## What to work on
Give back the full listing verbatim, apart from its images.

## Data segment
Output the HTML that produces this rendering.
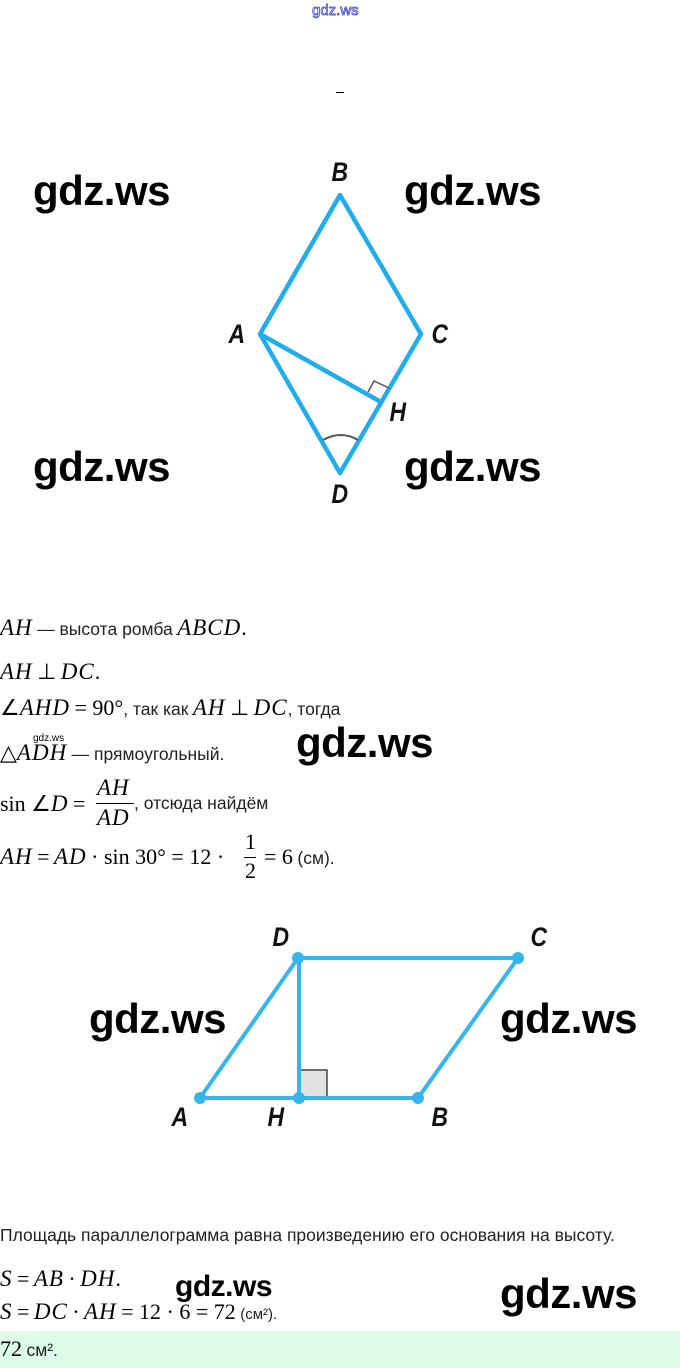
<!DOCTYPE html>
<html><head><meta charset="utf-8"><style>
body{margin:0;width:680px;height:1368px;background:#fff;position:relative;overflow:hidden;font-family:"Liberation Sans",sans-serif}
.a{position:absolute;white-space:nowrap}
.wm{position:absolute;font-family:"Liberation Sans",sans-serif;font-size:42px;font-weight:bold;color:#000;line-height:1;letter-spacing:-0.5px}
.m{font-family:"Liberation Serif",serif;font-style:italic;font-size:23px;letter-spacing:1px}
.r{font-family:"Liberation Serif",serif;font-size:22px}
.t{font-size:17.5px;color:#222}
.lb{position:absolute;font-family:"Liberation Sans",sans-serif;font-style:italic;font-weight:bold;font-size:27px;color:#111;transform:scaleX(0.85)}
</style></head><body>
<div class="a" style="left:312px;top:2px;font-size:15px;color:transparent;-webkit-text-stroke:0.7px #3030d0">gdz.ws</div>
<div class="a" style="left:336px;top:92px;width:8px;height:1px;background:#000"></div>

<svg class="a" style="left:0;top:0" width="680" height="1368">
<g fill="none" stroke="#1fadeb" stroke-width="4.5" stroke-linejoin="round">
<polygon points="340,195 421,334 340,473 260,334"/>
<line x1="260" y1="334" x2="381" y2="402"/>
</g>
<polyline points="368,392 374,381 389,388" fill="none" stroke="#555" stroke-width="1.5"/>
<path d="M323,440 Q341,430 358,440" fill="none" stroke="#555" stroke-width="2"/>
<rect x="300" y="1070" width="27" height="27" fill="#e2e2e2" stroke="#444" stroke-width="1.5"/>
<g fill="none" stroke="#35b6ea" stroke-width="4">
<polygon points="298,958 518,958 418,1098 200,1098"/>
<line x1="299" y1="958" x2="299" y2="1098"/>
</g>
<g fill="#35b6ea"><circle cx="298" cy="958" r="6"/><circle cx="518" cy="958" r="6"/><circle cx="418" cy="1098" r="6"/><circle cx="200" cy="1098" r="6"/><circle cx="299" cy="1098" r="6"/></g>
</svg>

<div class="lb" style="left:330px;top:157px">B</div>
<div class="lb" style="left:227px;top:319px">A</div>
<div class="lb" style="left:430px;top:319px">C</div>
<div class="lb" style="left:388px;top:397px">H</div>
<div class="lb" style="left:330px;top:479px">D</div>
<div class="lb" style="left:271px;top:922px">D</div>
<div class="lb" style="left:529px;top:922px">C</div>
<div class="lb" style="left:170px;top:1102px">A</div>
<div class="lb" style="left:266px;top:1102px">H</div>
<div class="lb" style="left:430px;top:1102px">B</div>

<div class="wm" style="left:33px;top:170px">gdz.ws</div>
<div class="wm" style="left:404px;top:170px">gdz.ws</div>
<div class="wm" style="left:33px;top:446px">gdz.ws</div>
<div class="wm" style="left:404px;top:446px">gdz.ws</div>
<div class="wm" style="left:296px;top:722px">gdz.ws</div>
<div class="wm" style="left:89px;top:998px">gdz.ws</div>
<div class="wm" style="left:500px;top:998px">gdz.ws</div>
<div class="wm" style="left:500px;top:1273px">gdz.ws</div>
<div class="wm" style="left:175px;top:1272px;font-size:30px">gdz.ws</div>
<div class="a" style="left:33px;top:733px;font-size:10px">gdz.ws</div>

<div class="a" style="left:0;top:615px"><span class="m">AH</span> <span class="t">— высота ромба</span> <span class="m">ABCD</span><span class="r">.</span></div>
<div class="a" style="left:0;top:659px"><span class="m">AH</span> <span class="r">⊥</span> <span class="m">DC</span><span class="r">.</span></div>
<div class="a" style="left:0;top:695px"><span class="r">∠</span><span class="m">AHD</span> <span class="r">= 90°</span><span class="t">, так как</span> <span class="m">AH</span> <span class="r">⊥</span> <span class="m">DC</span><span class="t">, тогда</span></div>
<div class="a" style="left:0;top:740px"><span class="r">△</span><span class="m">ADH</span> <span class="t">— прямоугольный.</span></div>
<div class="a" style="left:0;top:791px"><span class="r">sin ∠</span><span class="m">D</span> <span class="r">=</span></div>
<div class="a m" style="left:97px;top:775px">AH</div>
<div class="a" style="left:96px;top:803px;width:38px;height:1px;background:#000"></div>
<div class="a m" style="left:97px;top:805px">AD</div>
<div class="a" style="left:134px;top:793px"><span class="t">, отсюда найдём</span></div>
<div class="a" style="left:0;top:844px"><span class="m">AH</span> <span class="r">=</span> <span class="m">AD</span> <span class="r">· sin 30° = 12 ·</span></div>
<div class="a r" style="left:245px;top:829px">1</div>
<div class="a" style="left:244px;top:857px;width:12px;height:1px;background:#000"></div>
<div class="a r" style="left:245px;top:858px">2</div>
<div class="a" style="left:264px;top:844px"><span class="r">= 6</span> <span class="t">(см).</span></div>

<div class="a t" style="left:0;top:1225px">Площадь параллелограмма равна произведению его основания на высоту.</div>
<div class="a" style="left:0;top:1266px"><span class="m">S</span> <span class="r">=</span> <span class="m">AB</span> <span class="r">·</span> <span class="m">DH</span><span class="r">.</span></div>
<div class="a" style="left:0;top:1299px"><span class="m">S</span> <span class="r">=</span> <span class="m">DC</span> <span class="r">·</span> <span class="m">AH</span> <span class="r">= 12 · 6 = 72</span> <span class="t" style="font-size:15px">(см²).</span></div>
<div class="a" style="left:0;top:1331px;width:680px;height:37px;background:#dcfce9"></div>
<div class="a" style="left:0;top:1336px"><span class="r">72</span> <span class="t">см².</span></div>
</body></html>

## Answer below
Output the HTML that produces this rendering.
<!DOCTYPE html>
<html><head><meta charset="utf-8"><style>
body{margin:0;width:680px;height:1368px;background:#fff;position:relative;overflow:hidden;font-family:"Liberation Sans",sans-serif}
.a{position:absolute;white-space:nowrap}
.wm{position:absolute;font-family:"Liberation Sans",sans-serif;font-size:42px;font-weight:bold;color:#000;line-height:1;letter-spacing:-0.5px}
.m{font-family:"Liberation Serif",serif;font-style:italic;font-size:23px;letter-spacing:1px}
.r{font-family:"Liberation Serif",serif;font-size:22px}
.t{font-size:17.5px;color:#222}
.lb{position:absolute;font-family:"Liberation Sans",sans-serif;font-style:italic;font-weight:bold;font-size:27px;color:#111;transform:scaleX(0.85)}
</style></head><body>
<div class="a" style="left:312px;top:2px;font-size:15px;color:transparent;-webkit-text-stroke:0.7px #3030d0">gdz.ws</div>
<div class="a" style="left:336px;top:92px;width:8px;height:1px;background:#000"></div>

<svg class="a" style="left:0;top:0" width="680" height="1368">
<g fill="none" stroke="#1fadeb" stroke-width="4.5" stroke-linejoin="round">
<polygon points="340,195 421,334 340,473 260,334"/>
<line x1="260" y1="334" x2="381" y2="402"/>
</g>
<polyline points="368,392 374,381 389,388" fill="none" stroke="#555" stroke-width="1.5"/>
<path d="M323,440 Q341,430 358,440" fill="none" stroke="#555" stroke-width="2"/>
<rect x="300" y="1070" width="27" height="27" fill="#e2e2e2" stroke="#444" stroke-width="1.5"/>
<g fill="none" stroke="#35b6ea" stroke-width="4">
<polygon points="298,958 518,958 418,1098 200,1098"/>
<line x1="299" y1="958" x2="299" y2="1098"/>
</g>
<g fill="#35b6ea"><circle cx="298" cy="958" r="6"/><circle cx="518" cy="958" r="6"/><circle cx="418" cy="1098" r="6"/><circle cx="200" cy="1098" r="6"/><circle cx="299" cy="1098" r="6"/></g>
</svg>

<div class="lb" style="left:330px;top:157px">B</div>
<div class="lb" style="left:227px;top:319px">A</div>
<div class="lb" style="left:430px;top:319px">C</div>
<div class="lb" style="left:388px;top:397px">H</div>
<div class="lb" style="left:330px;top:479px">D</div>
<div class="lb" style="left:271px;top:922px">D</div>
<div class="lb" style="left:529px;top:922px">C</div>
<div class="lb" style="left:170px;top:1102px">A</div>
<div class="lb" style="left:266px;top:1102px">H</div>
<div class="lb" style="left:430px;top:1102px">B</div>

<div class="wm" style="left:33px;top:170px">gdz.ws</div>
<div class="wm" style="left:404px;top:170px">gdz.ws</div>
<div class="wm" style="left:33px;top:446px">gdz.ws</div>
<div class="wm" style="left:404px;top:446px">gdz.ws</div>
<div class="wm" style="left:296px;top:722px">gdz.ws</div>
<div class="wm" style="left:89px;top:998px">gdz.ws</div>
<div class="wm" style="left:500px;top:998px">gdz.ws</div>
<div class="wm" style="left:500px;top:1273px">gdz.ws</div>
<div class="wm" style="left:175px;top:1272px;font-size:30px">gdz.ws</div>
<div class="a" style="left:33px;top:733px;font-size:10px">gdz.ws</div>

<div class="a" style="left:0;top:615px"><span class="m">AH</span> <span class="t">— высота ромба</span> <span class="m">ABCD</span><span class="r">.</span></div>
<div class="a" style="left:0;top:659px"><span class="m">AH</span> <span class="r">⊥</span> <span class="m">DC</span><span class="r">.</span></div>
<div class="a" style="left:0;top:695px"><span class="r">∠</span><span class="m">AHD</span> <span class="r">= 90°</span><span class="t">, так как</span> <span class="m">AH</span> <span class="r">⊥</span> <span class="m">DC</span><span class="t">, тогда</span></div>
<div class="a" style="left:0;top:740px"><span class="r">△</span><span class="m">ADH</span> <span class="t">— прямоугольный.</span></div>
<div class="a" style="left:0;top:791px"><span class="r">sin ∠</span><span class="m">D</span> <span class="r">=</span></div>
<div class="a m" style="left:97px;top:775px">AH</div>
<div class="a" style="left:96px;top:803px;width:38px;height:1px;background:#000"></div>
<div class="a m" style="left:97px;top:805px">AD</div>
<div class="a" style="left:134px;top:793px"><span class="t">, отсюда найдём</span></div>
<div class="a" style="left:0;top:844px"><span class="m">AH</span> <span class="r">=</span> <span class="m">AD</span> <span class="r">· sin 30° = 12 ·</span></div>
<div class="a r" style="left:245px;top:829px">1</div>
<div class="a" style="left:244px;top:857px;width:12px;height:1px;background:#000"></div>
<div class="a r" style="left:245px;top:858px">2</div>
<div class="a" style="left:264px;top:844px"><span class="r">= 6</span> <span class="t">(см).</span></div>

<div class="a t" style="left:0;top:1225px">Площадь параллелограмма равна произведению его основания на высоту.</div>
<div class="a" style="left:0;top:1266px"><span class="m">S</span> <span class="r">=</span> <span class="m">AB</span> <span class="r">·</span> <span class="m">DH</span><span class="r">.</span></div>
<div class="a" style="left:0;top:1299px"><span class="m">S</span> <span class="r">=</span> <span class="m">DC</span> <span class="r">·</span> <span class="m">AH</span> <span class="r">= 12 · 6 = 72</span> <span class="t" style="font-size:15px">(см²).</span></div>
<div class="a" style="left:0;top:1331px;width:680px;height:37px;background:#dcfce9"></div>
<div class="a" style="left:0;top:1336px"><span class="r">72</span> <span class="t">см².</span></div>
</body></html>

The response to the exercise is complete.